Taste guides engineering decisions
Treat taste as a shifting weight vector over values, then matching it to your project’s phase and constraints. Right for here and now beats “universally right” in engineering.
Under the hood, this is multi objective optimization. Values like latency, resiliency, readability, portability, cost, and dev speed define a Pareto frontier.
“Good taste” is picking a point that fits your context and lifecycle. Early explore favors velocity and readability. Later hardening flips weight to SLOs and operability.
Once telemetry pins the space, taste stops being vibes.
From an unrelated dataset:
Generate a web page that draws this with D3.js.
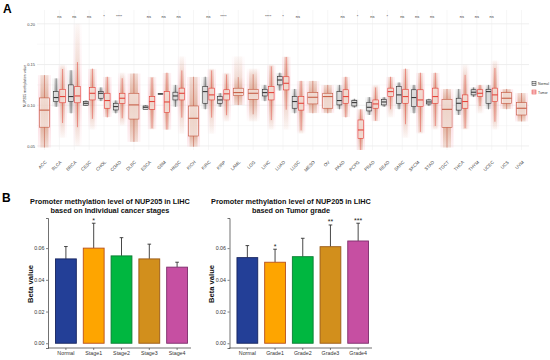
<!DOCTYPE html>
<html><head><meta charset="utf-8">
<script src="https://cdn.jsdelivr.net/npm/d3@7"></script>
<style>body{margin:0;background:#fff} svg{display:block} text{font-family:"Liberation Sans",Arial,sans-serif}</style>
</head><body>
<svg id="c" width="550" height="360"></svg>
<script>
// ---------- Panel A data ----------
const cancers = ["ACC","BLCA","BRCA","CESC","CHOL","COAD","DLBC","ESCA","GBM","HNSC","KICH","KIRC","KIRP","LAML","LGG","LIHC","LUAD","LUSC","MESO","OV","PAAD","PCPG","PRAD","READ","SARC","SKCM","STAD","TGCT","THCA","THYM","UCEC","UCS","UVM"];
const sigLabels = ["","ns","ns","ns","*","****","","ns","ns","ns","","ns","****","","","****","*","ns","","","ns","*","ns","*","ns","ns","ns","","ns","ns","ns","",""];
// tumor distribution: min, q1, median, q3, max
const tumorMin = [0.048,0.060,0.050,0.070,0.085,0.075,0.055,0.070,0.070,0.065,0.049,0.065,0.080,0.100,0.080,0.070,0.070,0.065,0.090,0.090,0.085,0.045,0.080,0.085,0.060,0.065,0.070,0.048,0.070,0.090,0.070,0.095,0.080];
const tumorQ1  = [0.073,0.103,0.103,0.1065,0.0963,0.1024,0.083,0.095,0.091,0.1065,0.0622,0.1065,0.1065,0.1118,0.1073,0.1065,0.1188,0.094,0.1016,0.0963,0.1024,0.0594,0.0963,0.1106,0.1024,0.0983,0.1024,0.0729,0.0963,0.111,0.1045,0.1024,0.088];
const tumorMed = [0.094,0.1106,0.1114,0.1147,0.1057,0.1086,0.1004,0.1045,0.104,0.1147,0.084,0.1127,0.114,0.1155,0.1147,0.1155,0.127,0.1024,0.1098,0.1106,0.1106,0.0696,0.1016,0.1167,0.1106,0.1065,0.1106,0.095,0.1045,0.1147,0.1127,0.1086,0.0963];
const tumorQ3  = [0.109,0.1196,0.123,0.122,0.1147,0.1147,0.1147,0.1106,0.1167,0.121,0.0991,0.121,0.119,0.1209,0.1196,0.123,0.135,0.1106,0.1155,0.1147,0.119,0.0819,0.1065,0.121,0.1196,0.119,0.121,0.1073,0.1127,0.119,0.121,0.1155,0.1032];
const tumorMax = [0.137,0.150,0.200,0.145,0.135,0.140,0.139,0.135,0.140,0.160,0.135,0.145,0.140,0.160,0.145,0.150,0.160,0.130,0.130,0.125,0.135,0.095,0.125,0.135,0.145,0.140,0.140,0.120,0.150,0.125,0.155,0.120,0.115];
// normal distribution (null = no normal samples)
const normalMin = [null,0.098,0.090,0.099,0.105,0.090,null,0.095,0.1135,0.098,null,0.095,0.098,null,null,0.105,0.118,0.090,null,null,0.095,0.097,0.088,0.098,0.095,0.090,0.099,null,0.088,0.110,0.095,null,null];
const normalQ1  = [null,0.1045,0.1045,0.100,0.1086,0.0942,null,0.095,0.1137,0.1065,null,0.1024,0.1024,null,null,0.1114,0.125,0.0963,null,null,0.1004,0.0991,0.093,0.1004,0.1024,0.0983,0.1016,null,0.094,0.1127,0.1024,null,null];
const normalMed = [null,0.1094,0.1106,0.1024,0.1147,0.0983,null,0.0975,0.1139,0.1114,null,0.1167,0.1065,null,null,0.1155,0.131,0.1045,null,null,0.1057,0.1032,0.0975,0.104,0.1127,0.1094,0.104,null,0.1024,0.116,0.1167,null,null];
const normalQ3  = [null,0.1167,0.125,0.1045,0.1167,0.1024,null,0.0991,0.1141,0.116,null,0.123,0.1106,null,null,0.1196,0.1352,0.1106,null,null,0.1167,0.1057,0.1032,0.1073,0.123,0.119,0.1065,null,0.1086,0.119,0.1196,null,null];
const normalMax = [null,0.133,0.143,0.106,0.122,0.106,null,0.100,0.1143,0.125,null,0.135,0.115,null,null,0.125,0.140,0.120,null,null,0.125,0.108,0.110,0.110,0.128,0.125,0.108,null,0.120,0.122,0.125,null,null];
const yTicksA = [0.05,0.10,0.15,0.20];

// ---------- Panel B data ----------
const stageCats = ["Normal","Stage1","Stage2","Stage3","Stage4"];
const stageMeans = [0.0532,0.0600,0.0551,0.0532,0.0480];
const stageErrTop = [0.0610,0.0757,0.0666,0.0625,0.0511];
const stageSig = ["","*","","",""];
const gradeCats = ["Normal","Grade1","Grade2","Grade3","Grade4"];
const gradeMeans = [0.0540,0.0511,0.0546,0.0609,0.0645];
const gradeErrTop = [0.0616,0.0593,0.0662,0.0746,0.0757];
const gradeSig = ["","*","","**","***"];
const yTicksB = [0.00,0.02,0.04,0.06];
const barFills = ["#233f97","#fea500","#00b740","#d28f1c","#c64fa2"];
const barStrokes = ["#16245e","#b8501c","#0a7d33","#9a5a16","#7d2d6b"];

const svg = d3.select("#c");
const defs = svg.append("defs");

// ---------- Panel A ----------
const xA = d3.scaleBand().domain(cancers).range([37,529]);
const yA = d3.scaleLinear().domain([0.045,0.217]).range([150,10]);
const gA = svg.append("g");

// minor + major grid
[0.075,0.125,0.175].forEach(v=>gA.append("line").attr("x1",37).attr("x2",529).attr("y1",yA(v)).attr("y2",yA(v)).attr("stroke","#f3f3f3").attr("stroke-width",0.5));
yTicksA.forEach(v=>gA.append("line").attr("x1",37).attr("x2",529).attr("y1",yA(v)).attr("y2",yA(v)).attr("stroke","#e4e4e4").attr("stroke-width",0.6));
cancers.forEach(c=>gA.append("line").attr("x1",xA(c)+xA.bandwidth()/2).attr("x2",xA(c)+xA.bandwidth()/2).attr("y1",10).attr("y2",150).attr("stroke","#ececec").attr("stroke-width",0.5));

let gid = 0;
function band(g, cx, w, st, col, op){
  const id = "gr"+(gid++);
  const y1 = yA(st.max), y2 = yA(st.min), h = Math.max(y2-y1, 0.5);
  const off = v => Math.min(1, Math.max(0, (yA(v)-y1)/h));
  const gr = defs.append("linearGradient").attr("id",id).attr("x1",0).attr("x2",0).attr("y1",0).attr("y2",1);
  [[0,0.06],[off(st.whHi),0.3],[off(st.q3),0.7],[off(st.med),0.85],[off(st.q1),0.7],[off(st.whLo),0.3],[1,0.06]]
    .forEach(s=>gr.append("stop").attr("offset",s[0]).attr("stop-color",col).attr("stop-opacity",s[1]*op));
  g.append("rect").attr("x",cx-w/2).attr("width",w).attr("y",y1).attr("height",h).attr("fill",`url(#${id})`);
}
function boxplot(g, cx, w, st, stroke, halo, dots){
  band(g, cx, w+3, st, halo, 0.45);
  band(g, cx, w*0.8, st, dots, 0.55);
  g.append("line").attr("x1",cx).attr("x2",cx).attr("y1",yA(st.q3)).attr("y2",yA(st.whHi)).attr("stroke",stroke).attr("stroke-width",0.5);
  g.append("line").attr("x1",cx).attr("x2",cx).attr("y1",yA(st.q1)).attr("y2",yA(st.whLo)).attr("stroke",stroke).attr("stroke-width",0.5);
  g.append("rect").attr("x",cx-w/2).attr("width",w).attr("y",yA(st.q3)).attr("height",Math.max(0.4,yA(st.q1)-yA(st.q3)))
    .attr("fill","#ffffff").attr("fill-opacity",0.5).attr("stroke",stroke).attr("stroke-width",0.6);
  g.append("line").attr("x1",cx-w/2).attr("x2",cx+w/2).attr("y1",yA(st.med)).attr("y2",yA(st.med)).attr("stroke",stroke).attr("stroke-width",1);
}
function stats(mn,q1,md,q3,mx){
  const iqr = q3-q1;
  return {min:mn,q1:q1,med:md,q3:q3,max:mx,whLo:Math.max(mn,q1-1.5*iqr),whHi:Math.min(mx,q3+1.5*iqr)};
}
cancers.forEach((c,i)=>{
  const cx = xA(c)+xA.bandwidth()/2;
  const ts = stats(tumorMin[i],tumorQ1[i],tumorMed[i],tumorQ3[i],tumorMax[i]);
  if(normalQ1[i]!==null){
    const ns = stats(normalMin[i],normalQ1[i],normalMed[i],normalQ3[i],normalMax[i]);
    boxplot(gA, cx-3.2, 5, ns, "#2b2b2b", "#c9c9c9", "#6e6e6e");
    boxplot(gA, cx+3.2, 5.5, ts, "#e3392f", "#f7a3b3", "#b9733d");
  } else {
    boxplot(gA, cx, 10, ts, "#c4553c", "#f7a3b3", "#b9733d");
  }
  if(sigLabels[i]) gA.append("text").attr("x",cx).attr("y",17.5).attr("text-anchor","middle").attr("font-size",4).attr("fill","#333").text(sigLabels[i]);
});

// axes A
const axA = gA.append("g").attr("transform","translate(37,0)").call(d3.axisLeft(yA).tickValues(yTicksA).tickFormat(d3.format(".2f")).tickSize(0).tickPadding(2));
axA.select(".domain").remove();
axA.selectAll("text").attr("font-size",4).attr("fill","#444").style("font-family","Liberation Sans, Arial");
const axXA = gA.append("g").attr("transform","translate(0,152)").call(d3.axisBottom(xA).tickSize(0));
axXA.select(".domain").remove();
axXA.selectAll("text").attr("font-size",4.5).attr("fill","#444").attr("y",0).attr("dy",0).attr("text-anchor","end")
  .attr("transform","translate(2.5,10.5) rotate(-45)").style("font-family","Liberation Sans, Arial");
gA.append("text").attr("transform","translate(25.5,86) rotate(-90)").attr("text-anchor","middle").attr("font-size",3.6).attr("fill","#333").text("NUP205 methylation value");

// legend A
const lg = gA.append("g");
[["Normal","#2b2b2b","#c9c9c9",84],["Tumor","#e3392f","#f7a3b3",92.5]].forEach(d=>{
  lg.append("rect").attr("x",532).attr("y",d[3]-2.5).attr("width",4).attr("height",4).attr("fill",d[2]).attr("fill-opacity",0.5).attr("stroke",d[1]).attr("stroke-width",0.5);
  lg.append("line").attr("x1",532).attr("x2",536).attr("y1",d[3]-0.5).attr("y2",d[3]-0.5).attr("stroke",d[1]).attr("stroke-width",0.5);
  lg.append("text").attr("x",538).attr("y",d[3]+1).attr("font-size",3.4).attr("fill","#333").text(d[0]);
});

svg.append("text").attr("x",3).attr("y",13).attr("font-size",12).attr("font-weight","bold").text("A");
svg.append("text").attr("x",2).attr("y",201.5).attr("font-size",12).attr("font-weight","bold").text("B");

// ---------- Panel B ----------
function barPanel(x0, x1, cats, means, errTop, sig, title1, title2, tcx){
  const g = svg.append("g");
  const x = d3.scaleBand().domain(cats).range([x0+4, x1]).paddingInner(0.25).paddingOuter(0.125);
  const y = d3.scaleLinear().domain([-0.003,0.079]).range([348,218]);
  g.append("text").attr("x",tcx).attr("y",203.5).attr("text-anchor","middle").attr("font-size",7.3).attr("font-weight","bold").attr("fill","#111").text(title1);
  g.append("text").attr("x",tcx).attr("y",212.5).attr("text-anchor","middle").attr("font-size",7.3).attr("font-weight","bold").attr("fill","#111").text(title2);
  cats.forEach((c,i)=>{
    const cx = x(c)+x.bandwidth()/2;
    g.append("line").attr("x1",cx).attr("x2",cx).attr("y1",y(means[i])).attr("y2",y(errTop[i])).attr("stroke","#333").attr("stroke-width",0.9);
    g.append("line").attr("x1",cx-1.8).attr("x2",cx+1.8).attr("y1",y(errTop[i])).attr("y2",y(errTop[i])).attr("stroke","#333").attr("stroke-width",0.9);
    if(sig[i]) g.append("text").attr("x",cx).attr("y",y(errTop[i])-0.5).attr("text-anchor","middle").attr("font-size",7).attr("fill","#222").text(sig[i]);
  });
  g.selectAll("rect.bar").data(cats).join("rect").attr("class","bar")
    .attr("x",d=>x(d)).attr("width",x.bandwidth())
    .attr("y",(d,i)=>y(means[i])).attr("height",(d,i)=>y(0)-y(means[i]))
    .attr("fill",(d,i)=>barFills[i]).attr("stroke",(d,i)=>barStrokes[i]).attr("stroke-width",0.9);
  const ay = g.append("g").attr("transform",`translate(${x0},0)`).call(d3.axisLeft(y).tickValues(yTicksB).tickFormat(d3.format(".2f")).tickSize(2).tickPadding(1.5));
  ay.select(".domain").attr("stroke","#333").attr("stroke-width",0.7);
  ay.selectAll(".tick line").attr("stroke","#333").attr("stroke-width",0.6);
  ay.selectAll("text").attr("font-size",5.3).attr("fill","#333").style("font-family","Liberation Sans, Arial");
  const ax = g.append("g").attr("transform","translate(0,348)").call(d3.axisBottom(x).tickSize(2).tickPadding(1.5).tickSizeOuter(0));
  ax.select(".domain").attr("stroke","#333").attr("stroke-width",0.7).attr("d",`M${x0},0H${x1}`);
  ax.selectAll(".tick line").attr("stroke","#333").attr("stroke-width",0.6);
  ax.selectAll("text").attr("font-size",5.3).attr("fill","#333").style("font-family","Liberation Sans, Arial");
  g.append("text").attr("transform",`translate(${x0-15.5},284) rotate(-90)`).attr("text-anchor","middle").attr("font-size",7.6).attr("font-weight","bold").attr("fill","#111").text("Beta value");
}
barPanel(48, 191, stageCats, stageMeans, stageErrTop, stageSig, "Promoter methylation level of NUP205 in LIHC", "based on Individual cancer stages", 110);
barPanel(229.5, 372, gradeCats, gradeMeans, gradeErrTop, gradeSig, "Promoter methylation level of NUP205 in LIHC", "based on Tumor grade", 291);
</script>
</body></html>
Flexibility matters, yeah, but “success proves taste” is noisy. Teams win or lose for many reasons. I try to measure alignment instead: do our chosen weights show up in behavior? Signals I watch: change failure rate vs error budget burn, mean lead time vs permitted toil, dependency risk vs portability targets.
Common traps: a fixed taste across phase shifts (staying speed first while ops needs reliability), Goodharting on the proxies, and unpriced externalities like on call pain or egress costs missing from the vector. When guards trip, I renegotiate weights before patching symptoms.
I used to argue map/filter vs for loops, Rust vs Python, AWS heavy vs portable. That stuff is just how you realize a value vector.
Rust leans toward correctness and performance. Heavy AWS favors scalability and cost, often at the price of portability. Good taste is stating that ordering up front, then flipping it when the context shifts.
My take: treat taste as a living hypothesis, measure it, and reset the weights when reality disagrees.